Christian Bale as Batman in The Dark Knight Rises
Published: 19 July, 2012
by DAN CARRIER
Directed by Christopher Nolan
Rating: 4 Out Of 5 Stars
Living in Gotham City must be pretty hard.
It’s permanently rainy, and the dark skies mimic the gothic atmosphere on the streets.
This is a society that is a picture of urban Armageddon, a place that could do with a dollop of solidarity to get it back on its feet. Instead, it gets corrupt cops and dodgy DAs, mega-rich businessmen and cut-throat crooks.
The only antidote is a lone wolf vigilante with relationship issues.

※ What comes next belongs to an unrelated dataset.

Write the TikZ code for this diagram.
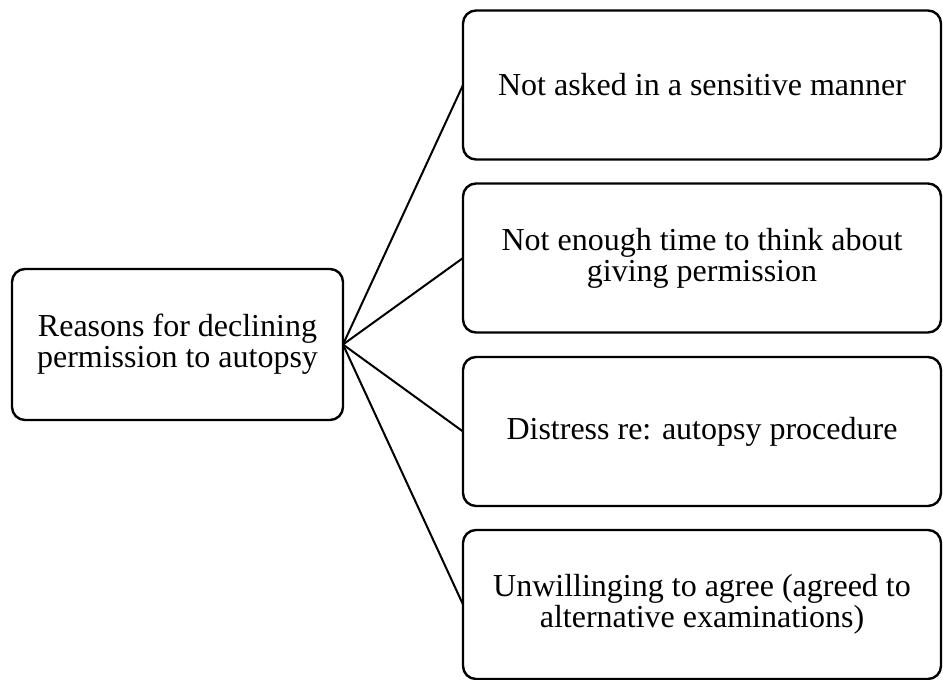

Since Highgate-born-and-bred director Christopher Nolan took on Batman in 2005 and gave us this not-for-kids trilogy, there’s been a parade of truly gruesome nasties.
They owe their incarnation to the chief mobsters of the organised syndicates from Chicago, New York and Los Angeles in the 1920s and 1930s.
We had Cillian Murphy as The Scarecrow, who used hallucinogenic gas to get his way, Heath Ledger’s knife-wielding Joker,
and then a bent DA called Two Face.
Now we have a baddie called Bane, a bloke with a muzzle across his chops that makes actor Tom Hardy seem perpetually angry. Added to the mix is Catwoman, played by a well-cast Anne Hathaway.
The final part of Nolan’s series goes like this. It has been nearly a decade since Batman hung up his cowl and stuffed his cape into a cupboard. He had become a fugitive, taking the rap for the death of crooked district attorney Harvey Dent.
Batman was labelled his killer, and has therefore decided it prudent to get back into a belfry and not show his whiskers for a while.
Bruce Wayne (Christian Bale on brilliant form) is a recluse, hobbling about Wayne Towers on a stick, seeing no one, and taking little interest even in his company, Wayne Industries.
But the emergence of super-crook Bane – who appears in an opening scene that is armrest-squeezingly good – and his plans for Gotham mean the Caped Crusader has to dust off his outfit, do some stretches and get back on the Bat Bike.
This film looks great, and there’s a vein of humour that tips a wink to contemporary foibles: stockbrokers are portrayed as figures of fun.
The gadgets are superb, Catwoman looks ace. Perhaps she could have been darker, nastier and crazier – but Hathaway ticks many other boxes anyway.
Let’s face it, a film with Michael Caine, Morgan Freeman and Gary Oldman in senior spots has to have some welly to it.
Nolan has shown he is a superb film-maker with earlier efforts such as Memento, and this is another feather in his cap: he has taken the old Batman away from camp laughs and kapows! for good.
But there is one massive problem with this dark and violent film, which is a charge that sticks against all of Nolan’s Batman films.
Batman is a character loved by children, a superhero that youngsters should be able to enjoy.
By re-casting it as an adult story it misses a demographic that would ultimately get the most out of the Batman films.
I’m not overly inclined to spend too many hours of my life sitting through hugely long superhero films that are far too violent for my son to accompany me to see.
It’s happened time and again with comic-book heroes brought to the big screen in the past decade.